The year totally heard me talking smack about it and decided to stack the decks in its favor. This took the form of Not So surprising me with a pre-arranged date at bluehour, the seriously swanky, seriously exciting restaurant I’ve been dying to go to ever since we moved to Portland. He got us a babysitter and everything.  I got to go out on a date with my husband! And…oh my god. Year, you are totally forgiven for all the sucking, because I had THE BEST TIME EVER.

I just finished (almost) all my holiday shopping, and I no longer have a creeping sense of doom about this Christmas, which has got to be good, right? Because Christmas often equals creeping doom. Everyone knows that. We’ve totally failed to impart any sense of holiday spirit to the kid, but he’ll figure it out soon  enough.

Besides, houseful of atheists? Not exactly the best advocates for the socially accepted version of Christmas. In my family, Christmas was a firmly secular affair, which heavy emphasis on a) food and b) Santa Claus (in that order). The only time there was any mention of Jesus or mangers was when we children started spouting Christmas carols. Which I still like. Sort of.

Although this year there’s been a lot more of Mike Doughty’s I Hear The Bells than anything involving wise men or strategically placed stars.

I hear the bells
They are like emeralds, and
Glints in the night
Commas and ampersands
Your moony face
So inaccessible
Your inner mind
So inexpressible

And if that doesn’t say ‘Merry Christmas,’ I don’t know what does.

the mortality express

You’d think that the news of my father’s death would be one of those hugely traumatic things that leaves an indelible mark on my psyche. And, in a way, you’d be right. This is me: I’m marked. But not by his death, which was a long time coming and not exactly unexpected.

Here’s what’s good about my dad being dead:

  • I don’t need to worry that he is going to show up anywhere that I am
  • He isn’t going to demand to meet his grandson
  • There is no chance that he will find my number and call to manipulate me into doing things for him or giving him money
  • He will not find me on the internet and say cruel things on my websites, or try to discredit me in any way
  • I can finally get around to some serious grieving

Because, see, my grief process has been on hold for the past…however many years (10? 20? Longer? I mean, we can date it from when I cut off all contact with him [10], or from when I had enough and ran away from home when I was almost 13 [20], or we can count it from the first time he hit me and made me feel bad about myself, and who knows when that was). I haven’t let myself access any of the good memories I have of my father, because if I did I’d leave myself open to another one of his attacks. I’d be, in the parlance of sleazy lawyers everywhere, asking for it.
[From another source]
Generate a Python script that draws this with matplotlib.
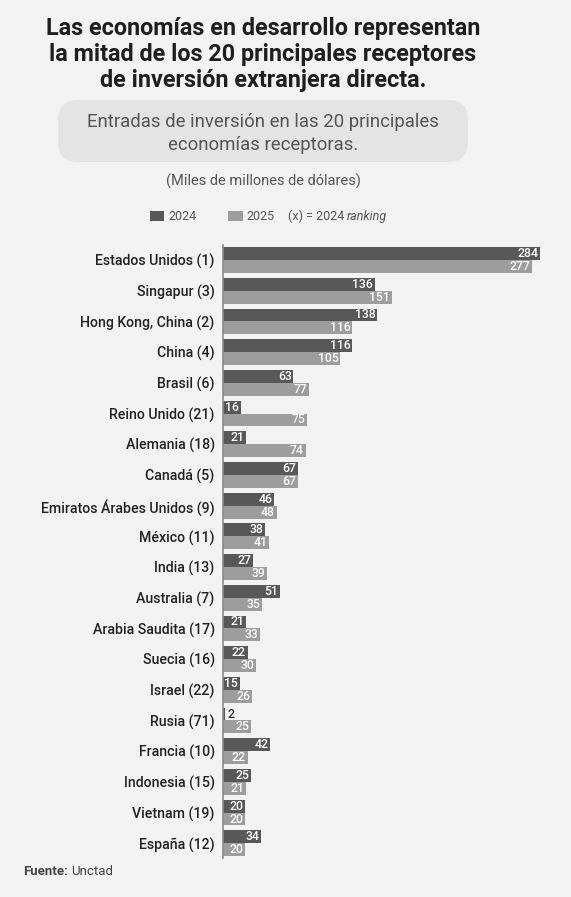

Here’s what sucks about my dad being dead:

  • He still gets the last word: my sister and I have to pony up for his cremation expenses, which I can’t help but feel he would have deliberately pre-arranged if he could as a last “fuck you” to his daughters
  • Finding someone who will cremate a 400 lb man is somewhat challenging
  • And now I have to figure out what to do with all the crap he left in the motel room he’s been living in for the past 6 or 7 years, which, if any of his past residences were any indication, is probably a pit of garbage, rotting food, and computer parts

Notice that none of the negatives include “his being dead.” One could argue that being bedridden and alone in a cheap motel room for several years, with his only human contact coming from a state-mandated caregiver, was a terrible way to live, so his death must have come as a relief to him. One could argue that, but I won’t. His death is a relief to me.

Maybe I sound ice-maiden like, which would just figure, since I feel raw and unfettered for the first time, oh, ever. I could be pedantic and list all the things he did to make things the way they are, and follow them with an even longer list of reasons why I’m justified in feeling however I feel. But what would be the point of that?

I’m sad, but I’m not sad that he’s dead. I’m sad because he’s dead; because I can finally let myself love him without him hurting me.